Cina e Russia: dove si reprime il dissenso dei blogger

Si registrano nelle cronache degli ultimi giorni due classici esempi di repressione del dissenso. In Cina e’ stato condannato a otto anni di reclusione il blogger Wu Gan per sovversione del potere statale. Il 45enne cinese era accusato di “diffusione di informazioni false su internet e di attacchi al regime”.

Egli aveva protestato contro l’arresto di quattro persone vittime di torture mirate a estorcere loro confessioni riguardo alla partecipazione ad un reato; le stesse persone sono state assolte un anno dopo. Wu Gan, soprannominato ”il macellaio volgare”, aveva nel 2009 denunciato all’opinione pubblica il caso della cinese che uccise un politico locale che, forte del suo potere, voleva abusare di lei.

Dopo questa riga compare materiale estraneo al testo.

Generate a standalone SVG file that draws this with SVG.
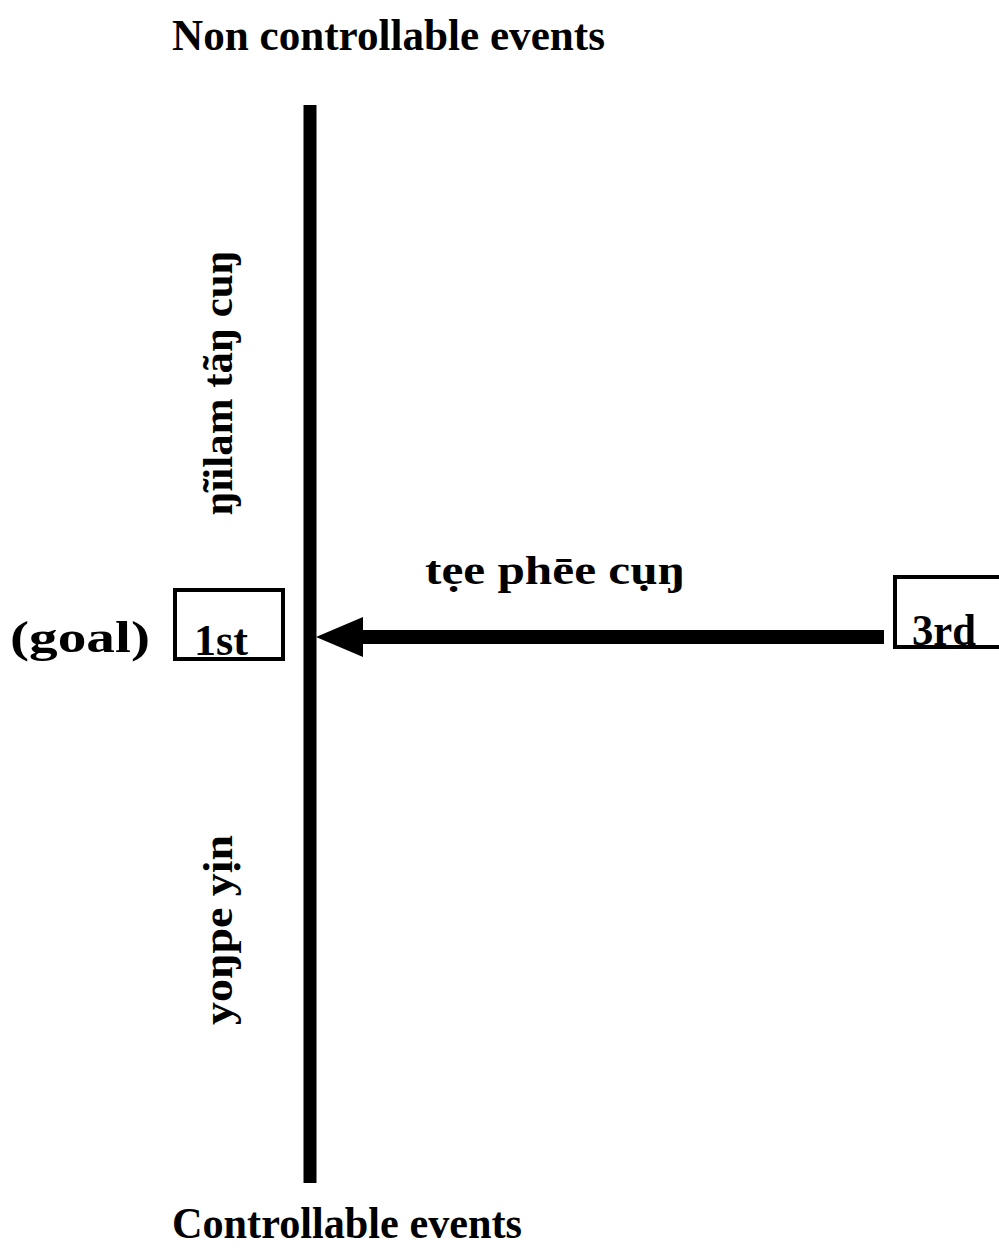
<svg xmlns="http://www.w3.org/2000/svg" width="999" height="1248" viewBox="0 0 999 1248">
<style>
  .t { font-family: "Liberation Serif", "DejaVu Serif", serif; font-weight: bold; fill: #000; }
  .box { fill: #fff; stroke: #000; stroke-width: 4; }
  .line { stroke: #000; fill: none; }
</style>
<rect width="999" height="1248" fill="#fff"/>
<text class="t" x="172" y="50" font-size="44" textLength="433" lengthAdjust="spacingAndGlyphs">Non controllable events</text>
<text class="t" x="172" y="1238" font-size="44" textLength="350" lengthAdjust="spacingAndGlyphs">Controllable events</text>
<g id="connectors">
  <line class="line" x1="310" y1="105" x2="310" y2="1183" stroke-width="13"/>
  <line class="line" x1="360" y1="637" x2="884" y2="637" stroke-width="14"/>
  <polygon points="316,637 363,617 363,657" fill="#000"/>
</g>
<text class="t" x="555" y="584" font-size="40" text-anchor="middle" textLength="260" lengthAdjust="spacingAndGlyphs">tẹe phēe cụŋ</text>
<text class="t" transform="translate(232,383) rotate(-90)" x="0" y="0" font-size="42" text-anchor="middle" textLength="265" lengthAdjust="spacingAndGlyphs">ŋĩilam tãŋ cuŋ</text>
<text class="t" transform="translate(232,930) rotate(-90)" x="0" y="0" font-size="42" text-anchor="middle" textLength="190" lengthAdjust="spacingAndGlyphs">yoŋpe yịn</text>
<g id="goal">
  <text class="t" x="10" y="652" font-size="44" textLength="140" lengthAdjust="spacingAndGlyphs">(goal)</text>
</g>
<g id="node-1st">
  <rect class="box" x="175" y="590" width="108" height="69"/>
  <text class="t" x="221" y="655" font-size="44" text-anchor="middle" textLength="54" lengthAdjust="spacingAndGlyphs">1st</text>
</g>
<g id="node-3rd">
  <rect class="box" x="895" y="577" width="110" height="70"/>
  <text class="t" x="912" y="645" font-size="44" textLength="64" lengthAdjust="spacingAndGlyphs">3rd</text>
</g>
</svg>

Questa denuncia aveva suscitato il favore delle donne cinesi che potevano sfogarsi riguardo a un sopruso di cui sono vittime usuali, ed ha in parte ispirato anche il film “A touch of violence”del regista cinese Jang Zhang Ke premiato a  Cannes nel 2013. L’attivista che ha ora subito anche la condanna di cinque anni di privazione dei diritti politici, nel 2016 era stato arrestato nuovamente e, a quanto dichiarato, durante questo periodo, subito torture e la sua famiglia minacce.

In Russia invece il blogger Alexei Navalny non e’ stato ammesso dalla Commissione elettorale a poter concorrere come avversario di Putin in vista delle Presidenziali del marzo 2018. L’oppositore Navalny era riuscito a raccogliere le firme sufficienti per avanzare la sua candidatura ma cio’ non e’ stato sufficiente. Egli in piu’ occasioni si e’ dichiarato un oppositore di Putin che ha anche definito “un cattivo Presidente” ed inoltre va dichiarando che la Russia ha bisogno di un Presidente che tuteli e rappresenti tutti i cittadini e non solo una ristretta cerchia.

E poiche’ ha sostenuto campagne contrarie al regime e’ stato ripetutamente condannato ed ora estromesso dalla corsa alla candidatura. Navalny si dichiara un perseguitato politico e nonostante l’appoggio dei sostenitori di venti citta’ russe, i cui raduni hanno provocato anche disordini sedati dalla Polizia del Cremlino con duecento arresti a San Pietroburgo. Nel marzo del 2017 egli aveva organizzato una manifestazione nel centro di Mosca con una marcia contro la corruzione; i manifestanti sfilavano con in mano paperelle di plastica oppure con scarpe da tennis al collo, oggetti indossati polemicamente contro gli investimenti immobiliari conclusi dai gerarchi russi in Toscana tramite una fasulla rete di societa’ benefiche.

Tanto per chiarire, nel costruendo complesso turistico era previsto un laghetto artificiale, percio’ appariva il simbolo delle papere! Anche in questo caso la Polizia aveva interrotto la sfilata effettuando settecento fermi  mentre la gente protestava con grida di dissenso. I due casi testimoniano che il livello di liberta’e di godimento dei diritti civili, ancora scarso, non va di pari passo con il successo economico e finanziario raggiunto dai due colossi mondiali di Russia e Cina.